What you should do
Write out all of the data without omission, exactly as shown.

Supplied information
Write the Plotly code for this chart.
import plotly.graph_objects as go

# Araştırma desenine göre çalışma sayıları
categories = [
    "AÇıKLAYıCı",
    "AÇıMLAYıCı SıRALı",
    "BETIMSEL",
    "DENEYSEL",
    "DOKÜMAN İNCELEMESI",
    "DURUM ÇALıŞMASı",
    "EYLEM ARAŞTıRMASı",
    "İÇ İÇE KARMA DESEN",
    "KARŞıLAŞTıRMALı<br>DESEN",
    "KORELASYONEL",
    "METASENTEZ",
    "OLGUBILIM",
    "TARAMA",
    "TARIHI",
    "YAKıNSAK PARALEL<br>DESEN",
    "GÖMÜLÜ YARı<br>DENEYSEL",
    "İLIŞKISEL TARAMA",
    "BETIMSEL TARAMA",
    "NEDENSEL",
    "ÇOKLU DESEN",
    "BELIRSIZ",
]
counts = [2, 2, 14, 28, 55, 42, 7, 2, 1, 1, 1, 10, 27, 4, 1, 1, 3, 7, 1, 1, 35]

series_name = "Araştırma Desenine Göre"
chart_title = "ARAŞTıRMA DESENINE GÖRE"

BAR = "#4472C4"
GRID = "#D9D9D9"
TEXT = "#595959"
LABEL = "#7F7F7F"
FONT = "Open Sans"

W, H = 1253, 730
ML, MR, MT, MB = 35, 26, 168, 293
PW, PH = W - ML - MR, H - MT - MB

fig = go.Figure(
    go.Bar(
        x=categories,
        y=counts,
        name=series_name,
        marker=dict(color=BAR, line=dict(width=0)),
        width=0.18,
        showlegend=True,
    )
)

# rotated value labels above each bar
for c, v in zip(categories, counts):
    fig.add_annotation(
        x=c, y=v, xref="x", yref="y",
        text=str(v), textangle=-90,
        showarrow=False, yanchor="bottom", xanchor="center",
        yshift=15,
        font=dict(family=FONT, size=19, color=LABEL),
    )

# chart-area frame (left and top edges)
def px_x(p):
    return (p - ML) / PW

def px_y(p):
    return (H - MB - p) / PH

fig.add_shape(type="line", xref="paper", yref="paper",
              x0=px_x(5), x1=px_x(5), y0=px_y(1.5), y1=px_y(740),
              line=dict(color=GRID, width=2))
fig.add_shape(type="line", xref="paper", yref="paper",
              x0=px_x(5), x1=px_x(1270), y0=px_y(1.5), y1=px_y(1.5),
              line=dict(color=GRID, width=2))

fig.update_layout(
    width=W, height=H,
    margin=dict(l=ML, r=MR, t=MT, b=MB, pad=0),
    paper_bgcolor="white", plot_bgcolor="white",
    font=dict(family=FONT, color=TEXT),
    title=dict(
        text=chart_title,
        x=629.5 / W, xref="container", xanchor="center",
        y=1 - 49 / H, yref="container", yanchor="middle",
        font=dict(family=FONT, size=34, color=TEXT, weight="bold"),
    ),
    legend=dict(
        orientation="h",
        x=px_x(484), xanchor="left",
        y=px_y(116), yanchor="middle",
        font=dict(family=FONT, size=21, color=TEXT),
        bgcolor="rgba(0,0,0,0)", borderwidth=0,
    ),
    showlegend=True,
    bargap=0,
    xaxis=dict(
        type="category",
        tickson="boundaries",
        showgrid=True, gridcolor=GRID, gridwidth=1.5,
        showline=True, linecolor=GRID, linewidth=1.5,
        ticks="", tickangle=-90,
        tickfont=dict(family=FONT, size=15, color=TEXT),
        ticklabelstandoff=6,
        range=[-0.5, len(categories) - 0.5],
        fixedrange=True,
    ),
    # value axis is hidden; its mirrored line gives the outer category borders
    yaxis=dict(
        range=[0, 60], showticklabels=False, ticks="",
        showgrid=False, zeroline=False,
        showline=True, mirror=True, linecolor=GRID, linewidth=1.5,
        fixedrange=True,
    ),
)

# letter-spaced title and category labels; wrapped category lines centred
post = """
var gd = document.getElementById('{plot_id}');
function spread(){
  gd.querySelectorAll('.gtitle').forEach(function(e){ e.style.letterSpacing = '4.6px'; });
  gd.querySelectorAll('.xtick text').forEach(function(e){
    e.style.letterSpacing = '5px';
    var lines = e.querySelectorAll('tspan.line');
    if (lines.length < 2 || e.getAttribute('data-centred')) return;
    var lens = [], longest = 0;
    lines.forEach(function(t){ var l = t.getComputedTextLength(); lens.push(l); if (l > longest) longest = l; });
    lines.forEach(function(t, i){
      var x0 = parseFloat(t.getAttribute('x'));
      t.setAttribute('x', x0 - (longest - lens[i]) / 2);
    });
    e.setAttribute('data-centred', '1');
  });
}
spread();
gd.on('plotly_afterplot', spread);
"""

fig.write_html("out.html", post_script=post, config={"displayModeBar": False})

Answer to the problem
Write the Plotly code for this chart.
import plotly.graph_objects as go

# Araştırma desenine göre çalışma sayıları
categories = [
    "AÇıKLAYıCı",
    "AÇıMLAYıCı SıRALı",
    "BETIMSEL",
    "DENEYSEL",
    "DOKÜMAN İNCELEMESI",
    "DURUM ÇALıŞMASı",
    "EYLEM ARAŞTıRMASı",
    "İÇ İÇE KARMA DESEN",
    "KARŞıLAŞTıRMALı<br>DESEN",
    "KORELASYONEL",
    "METASENTEZ",
    "OLGUBILIM",
    "TARAMA",
    "TARIHI",
    "YAKıNSAK PARALEL<br>DESEN",
    "GÖMÜLÜ YARı<br>DENEYSEL",
    "İLIŞKISEL TARAMA",
    "BETIMSEL TARAMA",
    "NEDENSEL",
    "ÇOKLU DESEN",
    "BELIRSIZ",
]
counts = [2, 2, 14, 28, 55, 42, 7, 2, 1, 1, 1, 10, 27, 4, 1, 1, 3, 7, 1, 1, 35]

series_name = "Araştırma Desenine Göre"
chart_title = "ARAŞTıRMA DESENINE GÖRE"

BAR = "#4472C4"
GRID = "#D9D9D9"
TEXT = "#595959"
LABEL = "#7F7F7F"
FONT = "Open Sans"

W, H = 1253, 730
ML, MR, MT, MB = 35, 26, 168, 293
PW, PH = W - ML - MR, H - MT - MB

fig = go.Figure(
    go.Bar(
        x=categories,
        y=counts,
        name=series_name,
        marker=dict(color=BAR, line=dict(width=0)),
        width=0.18,
        showlegend=True,
    )
)

# rotated value labels above each bar
for c, v in zip(categories, counts):
    fig.add_annotation(
        x=c, y=v, xref="x", yref="y",
        text=str(v), textangle=-90,
        showarrow=False, yanchor="bottom", xanchor="center",
        yshift=15,
        font=dict(family=FONT, size=19, color=LABEL),
    )

# chart-area frame (left and top edges)
def px_x(p):
    return (p - ML) / PW

def px_y(p):
    return (H - MB - p) / PH

fig.add_shape(type="line", xref="paper", yref="paper",
              x0=px_x(5), x1=px_x(5), y0=px_y(1.5), y1=px_y(740),
              line=dict(color=GRID, width=2))
fig.add_shape(type="line", xref="paper", yref="paper",
              x0=px_x(5), x1=px_x(1270), y0=px_y(1.5), y1=px_y(1.5),
              line=dict(color=GRID, width=2))

fig.update_layout(
    width=W, height=H,
    margin=dict(l=ML, r=MR, t=MT, b=MB, pad=0),
    paper_bgcolor="white", plot_bgcolor="white",
    font=dict(family=FONT, color=TEXT),
    title=dict(
        text=chart_title,
        x=629.5 / W, xref="container", xanchor="center",
        y=1 - 49 / H, yref="container", yanchor="middle",
        font=dict(family=FONT, size=34, color=TEXT, weight="bold"),
    ),
    legend=dict(
        orientation="h",
        x=px_x(484), xanchor="left",
        y=px_y(116), yanchor="middle",
        font=dict(family=FONT, size=21, color=TEXT),
        bgcolor="rgba(0,0,0,0)", borderwidth=0,
    ),
    showlegend=True,
    bargap=0,
    xaxis=dict(
        type="category",
        tickson="boundaries",
        showgrid=True, gridcolor=GRID, gridwidth=1.5,
        showline=True, linecolor=GRID, linewidth=1.5,
        ticks="", tickangle=-90,
        tickfont=dict(family=FONT, size=15, color=TEXT),
        ticklabelstandoff=6,
        range=[-0.5, len(categories) - 0.5],
        fixedrange=True,
    ),
    # value axis is hidden; its mirrored line gives the outer category borders
    yaxis=dict(
        range=[0, 60], showticklabels=False, ticks="",
        showgrid=False, zeroline=False,
        showline=True, mirror=True, linecolor=GRID, linewidth=1.5,
        fixedrange=True,
    ),
)

# letter-spaced title and category labels; wrapped category lines centred
post = """
var gd = document.getElementById('{plot_id}');
function spread(){
  gd.querySelectorAll('.gtitle').forEach(function(e){ e.style.letterSpacing = '4.6px'; });
  gd.querySelectorAll('.xtick text').forEach(function(e){
    e.style.letterSpacing = '5px';
    var lines = e.querySelectorAll('tspan.line');
    if (lines.length < 2 || e.getAttribute('data-centred')) return;
    var lens = [], longest = 0;
    lines.forEach(function(t){ var l = t.getComputedTextLength(); lens.push(l); if (l > longest) longest = l; });
    lines.forEach(function(t, i){
      var x0 = parseFloat(t.getAttribute('x'));
      t.setAttribute('x', x0 - (longest - lens[i]) / 2);
    });
    e.setAttribute('data-centred', '1');
  });
}
spread();
gd.on('plotly_afterplot', spread);
"""

fig.write_html("out.html", post_script=post, config={"displayModeBar": False})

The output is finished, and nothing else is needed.